Go beyond the basic safety gear. This is survival gear.
Safety on board is undoubtedly the most important aspect of boating. When something goes wrong, having the proper gear can keep you alive. Increase your chances of survival by going beyond basic safety gear.
Most boaters carry just the basics: navigational lights, air horn, PFDs, fire extinguisher, flare, and a bottle of water. But before you head offshore this summer, consider carrying an Emergency Position Indicating Radio Beacon (EPIRB), a personal locator beacon (PLB), emergency life raft, a night-vision camera, and high-powered spotlight.
I once was lost but now am found
The most recent European Union launch of Galileo navigation satellites added second-generation search-and-rescue (SAR) transponders to the International COSPASSARSAT Medium-Earth Orbit Search and Rescue (MEOSAR) constellation. The primary mission of the MEOSAR system is navigation. Its large footprint on the globe allows the use of Doppler measurements to calculate a distress beacon’s location, while the Low-Earth Orbit (LEOSAR) and Geostationary Orbit (GEOSAR) are primarily for gathering meteorological data. Both the LEOSAR and GEOSAR satellites, however, provide assistance when a distress beacon is activated. The MEOSAR array provides faster signal detection, greater reliability, and accuracy and will soon be the dominant system for COSPAS-SARSAT service.

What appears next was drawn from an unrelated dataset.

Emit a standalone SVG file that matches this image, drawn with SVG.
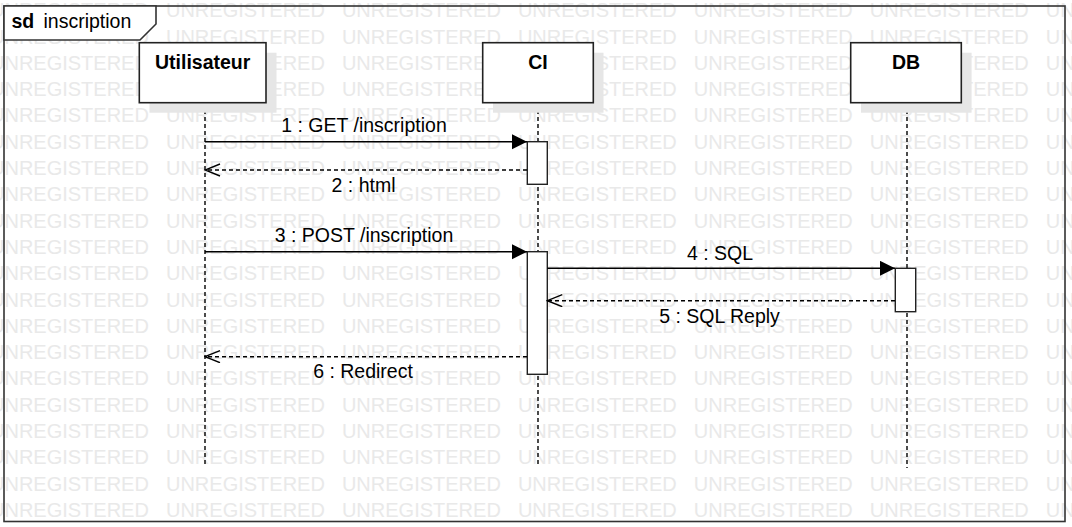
<svg xmlns="http://www.w3.org/2000/svg" width="1072" height="527" viewBox="0 0 1072 527">
<style>
.wm{font-family:"Liberation Sans",Arial,sans-serif;font-size:20px;fill:#e9e9e9;word-spacing:11.5px}
.lbl{font-family:"Liberation Sans",Arial,sans-serif;font-size:19.5px;fill:#000}
.head{fill:#fff;stroke:#222;stroke-width:1.6}
.shadow{fill:#e6e6e6}
.life{stroke:#000;stroke-width:1.4;stroke-dasharray:4 3;fill:none}
.act{fill:#fff;stroke:#222;stroke-width:1.4}
.msg{stroke:#000;stroke-width:1.4;fill:none}
.ret{stroke:#000;stroke-width:1.4;fill:none;stroke-dasharray:4 3}
</style>
<defs>
<marker id="filled" markerUnits="userSpaceOnUse" markerWidth="16" markerHeight="16" refX="15" refY="7.5" orient="auto">
<path d="M0,0 L15,7.5 L0,15 Z" fill="#000"/>
</marker>
<marker id="open" markerUnits="userSpaceOnUse" markerWidth="17" markerHeight="14" refX="15.5" refY="6.5" orient="auto">
<path d="M0.5,0.5 L15.5,6.5 L0.5,12.5" fill="none" stroke="#000" stroke-width="1.4"/>
</marker>
</defs>
<rect x="0" y="0" width="1072" height="527" fill="#fff"/>
<g id="watermark">
<text class="wm" x="-10" y="17.2">UNREGISTERED UNREGISTERED UNREGISTERED UNREGISTERED UNREGISTERED UNREGISTERED UNREGISTERED</text>
<text class="wm" x="-10" y="43.5">UNREGISTERED UNREGISTERED UNREGISTERED UNREGISTERED UNREGISTERED UNREGISTERED UNREGISTERED</text>
<text class="wm" x="-10" y="69.8">UNREGISTERED UNREGISTERED UNREGISTERED UNREGISTERED UNREGISTERED UNREGISTERED UNREGISTERED</text>
<text class="wm" x="-10" y="96.1">UNREGISTERED UNREGISTERED UNREGISTERED UNREGISTERED UNREGISTERED UNREGISTERED UNREGISTERED</text>
<text class="wm" x="-10" y="122.4">UNREGISTERED UNREGISTERED UNREGISTERED UNREGISTERED UNREGISTERED UNREGISTERED UNREGISTERED</text>
<text class="wm" x="-10" y="148.7">UNREGISTERED UNREGISTERED UNREGISTERED UNREGISTERED UNREGISTERED UNREGISTERED UNREGISTERED</text>
<text class="wm" x="-10" y="175">UNREGISTERED UNREGISTERED UNREGISTERED UNREGISTERED UNREGISTERED UNREGISTERED UNREGISTERED</text>
<text class="wm" x="-10" y="201.3">UNREGISTERED UNREGISTERED UNREGISTERED UNREGISTERED UNREGISTERED UNREGISTERED UNREGISTERED</text>
<text class="wm" x="-10" y="227.6">UNREGISTERED UNREGISTERED UNREGISTERED UNREGISTERED UNREGISTERED UNREGISTERED UNREGISTERED</text>
<text class="wm" x="-10" y="253.9">UNREGISTERED UNREGISTERED UNREGISTERED UNREGISTERED UNREGISTERED UNREGISTERED UNREGISTERED</text>
<text class="wm" x="-10" y="280.2">UNREGISTERED UNREGISTERED UNREGISTERED UNREGISTERED UNREGISTERED UNREGISTERED UNREGISTERED</text>
<text class="wm" x="-10" y="306.5">UNREGISTERED UNREGISTERED UNREGISTERED UNREGISTERED UNREGISTERED UNREGISTERED UNREGISTERED</text>
<text class="wm" x="-10" y="332.8">UNREGISTERED UNREGISTERED UNREGISTERED UNREGISTERED UNREGISTERED UNREGISTERED UNREGISTERED</text>
<text class="wm" x="-10" y="359.1">UNREGISTERED UNREGISTERED UNREGISTERED UNREGISTERED UNREGISTERED UNREGISTERED UNREGISTERED</text>
<text class="wm" x="-10" y="385.4">UNREGISTERED UNREGISTERED UNREGISTERED UNREGISTERED UNREGISTERED UNREGISTERED UNREGISTERED</text>
<text class="wm" x="-10" y="411.7">UNREGISTERED UNREGISTERED UNREGISTERED UNREGISTERED UNREGISTERED UNREGISTERED UNREGISTERED</text>
<text class="wm" x="-10" y="438">UNREGISTERED UNREGISTERED UNREGISTERED UNREGISTERED UNREGISTERED UNREGISTERED UNREGISTERED</text>
<text class="wm" x="-10" y="464.3">UNREGISTERED UNREGISTERED UNREGISTERED UNREGISTERED UNREGISTERED UNREGISTERED UNREGISTERED</text>
<text class="wm" x="-10" y="490.6">UNREGISTERED UNREGISTERED UNREGISTERED UNREGISTERED UNREGISTERED UNREGISTERED UNREGISTERED</text>
<text class="wm" x="-10" y="516.9">UNREGISTERED UNREGISTERED UNREGISTERED UNREGISTERED UNREGISTERED UNREGISTERED UNREGISTERED</text>
</g>
<g id="frame">
<rect x="4" y="6" width="1061" height="515.5" fill="none" stroke="#333" stroke-width="1.6"/>
<path d="M4,6 H156 V24 L140,40 H4 Z" fill="#fff" stroke="#333" stroke-width="1.6"/>
<text class="lbl" x="11.5" y="28"><tspan font-weight="bold">sd</tspan><tspan x="43.5">inscription</tspan></text>
</g>
<g id="lifelines">
<line class="life" x1="205" y1="103" x2="205" y2="467"/>
<line class="life" x1="538" y1="103" x2="538" y2="467"/>
<line class="life" x1="907" y1="103" x2="907" y2="468"/>
</g>
<g id="utilisateur">
<rect class="shadow" x="149.5" y="52.7" width="127" height="60"/>
<rect class="head" x="139.3" y="42.7" width="126.7" height="60"/>
<text class="lbl" x="202.7" y="68.5" text-anchor="middle" font-weight="bold">Utilisateur</text>
</g>
<g id="ci">
<rect class="shadow" x="493" y="52.7" width="110.5" height="60"/>
<rect class="head" x="482.7" y="42.7" width="110.6" height="60"/>
<text class="lbl" x="538" y="69" text-anchor="middle" font-weight="bold">CI</text>
</g>
<g id="db">
<rect class="shadow" x="861" y="52.7" width="110.6" height="60"/>
<rect class="head" x="850.7" y="42.7" width="110.6" height="60"/>
<text class="lbl" x="906" y="69" text-anchor="middle" font-weight="bold">DB</text>
</g>
<g id="activations">
<rect class="act" x="527.3" y="141.7" width="20" height="42.6"/>
<rect class="act" x="527.3" y="251.7" width="20" height="122.6"/>
<rect class="act" x="895.3" y="268.3" width="20.4" height="43.4"/>
</g>
<g id="connectors">
<line class="msg" x1="205" y1="141.7" x2="527" y2="141.7" marker-end="url(#filled)"/>
<line class="ret" x1="527" y1="170" x2="205" y2="170" marker-end="url(#open)"/>
<line class="msg" x1="205" y1="251.7" x2="527" y2="251.7" marker-end="url(#filled)"/>
<line class="msg" x1="547.3" y1="268.3" x2="895" y2="268.3" marker-end="url(#filled)"/>
<line class="ret" x1="895" y1="300.7" x2="547.3" y2="300.7" marker-end="url(#open)"/>
<line class="ret" x1="527" y1="356.7" x2="205" y2="356.7" marker-end="url(#open)"/>
<text class="lbl" x="364" y="131.5" text-anchor="middle">1 : GET /inscription</text>
<text class="lbl" x="363.5" y="191.5" text-anchor="middle">2 : html</text>
<text class="lbl" x="364" y="241.7" text-anchor="middle">3 : POST /inscription</text>
<text class="lbl" x="720" y="260" text-anchor="middle">4 : SQL</text>
<text class="lbl" x="719.5" y="323" text-anchor="middle">5 : SQL Reply</text>
<text class="lbl" x="363" y="378" text-anchor="middle">6 : Redirect</text>
</g>
</svg>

This is the system that communicates with an EPIRB and PLB distress signal that transmits on the 406 MHz frequency. A GPS-enabled EPIRB can identify your location to as close as 164 feet. A PLB works the same way but only transmits about 24 hours (the EPIRB has a minimum 48-hour transmission) and is registered to a person whereas an EPIRB is registered to the watercraft.
There are a number of EPIRBs and PLBs on the market, such as ACR’s GlobalFIX V4 EPIRB which has an internal 66-channel GPS. It has a 406 MHz transmission to connect with the COSPAS-SARSAT system and also uses the 121.5 MHz signal for more accurate detection when rescuers are close by. McMurdo’s Smartfind G8 AIS (shown) is the first to combine 406 MHz transmissions with an AIS (Automatic Information System) locator. Ocean Signal’s rescueME EPIRB and Simrad’s EP70 are also highly rated.
Was blind but now I see
Fishing in the Gulf at night won’t be fun if an oil rig gets in the way. Coming into the harbor isn’t any easier. With obstacles like tidal currents and other boats that can get in your path, docking can be a challenge. What if there was a man overboard scenario? Hope he’s wearing a PLB along with a strobe light.
Having a low-light and/or thermal camera that links with your electronic display is a godsend in those situations. Infrared or thermal imaging captures temperature differences between the background and the foreground. It detects thermal radiation that is emitted by anything with a temperature above zero. Thermal imaging cameras don’t need light to see.
A night vision camera requires some ambient light (from the shore or even the moon and stars). The latest technology has cameras capable of returning an image with just 0.1 lux (a full moon with a clear sky is 0.05 to 0.3 lux) and some with a sensitivity of 0.0008 lux. Resolution size is a critical number with thermal imaging and night vision cameras, but the camera’s sensitivity mode is important as well. The higher the number, the more you can see. High sensitivity modes make the camera more sensitive to pick up changes in temperature, which is important when trying to locate a crewmember in a man-overboard situation.
As with most safety gear, there are a number of companies producing thermal and night vision cameras, such as FLIR, Raymarine, and The Yacht Group.
On the Spot
One of the handiest safety accessories is the spotlight. Not much needs to be said as most people understand the advantages of having a flashlight when it’s dark. ACR, FLIR, and West Marine are just a few of the manufacturers who offer spotlight solutions. Fully automated systems with cameras, such as The Yacht Group’s Yacht Cam Bright that combines the night vision camera with a searchlight are extremely helpful.
Its extreme lowlight sensitivity of 0.0013 lux (color) and 0.0008 lux (monochromatic) distinguishes images with 2.13-megapixel resolution and 30x optical zoom. The wide spot beam, effective to 1,000 feet by 70 feet, can further illuminate an object seen in the camera’s all-in-one unit with joystick control.
In addition to these important safety products, keep in mind the location in which you’ll be cruising. Conditions on the water can change rapidly, so logically consider all possible scenarios prior to heading to the marina. Think about how far you’ll be from shore, the water temperature will be, and weather conditions. Make sure to have ample supplies of food and water in the event you’re out longer than anticipated. Even a ditch kit if you have to abandon ship. When it comes to boating, safety is always the first priority.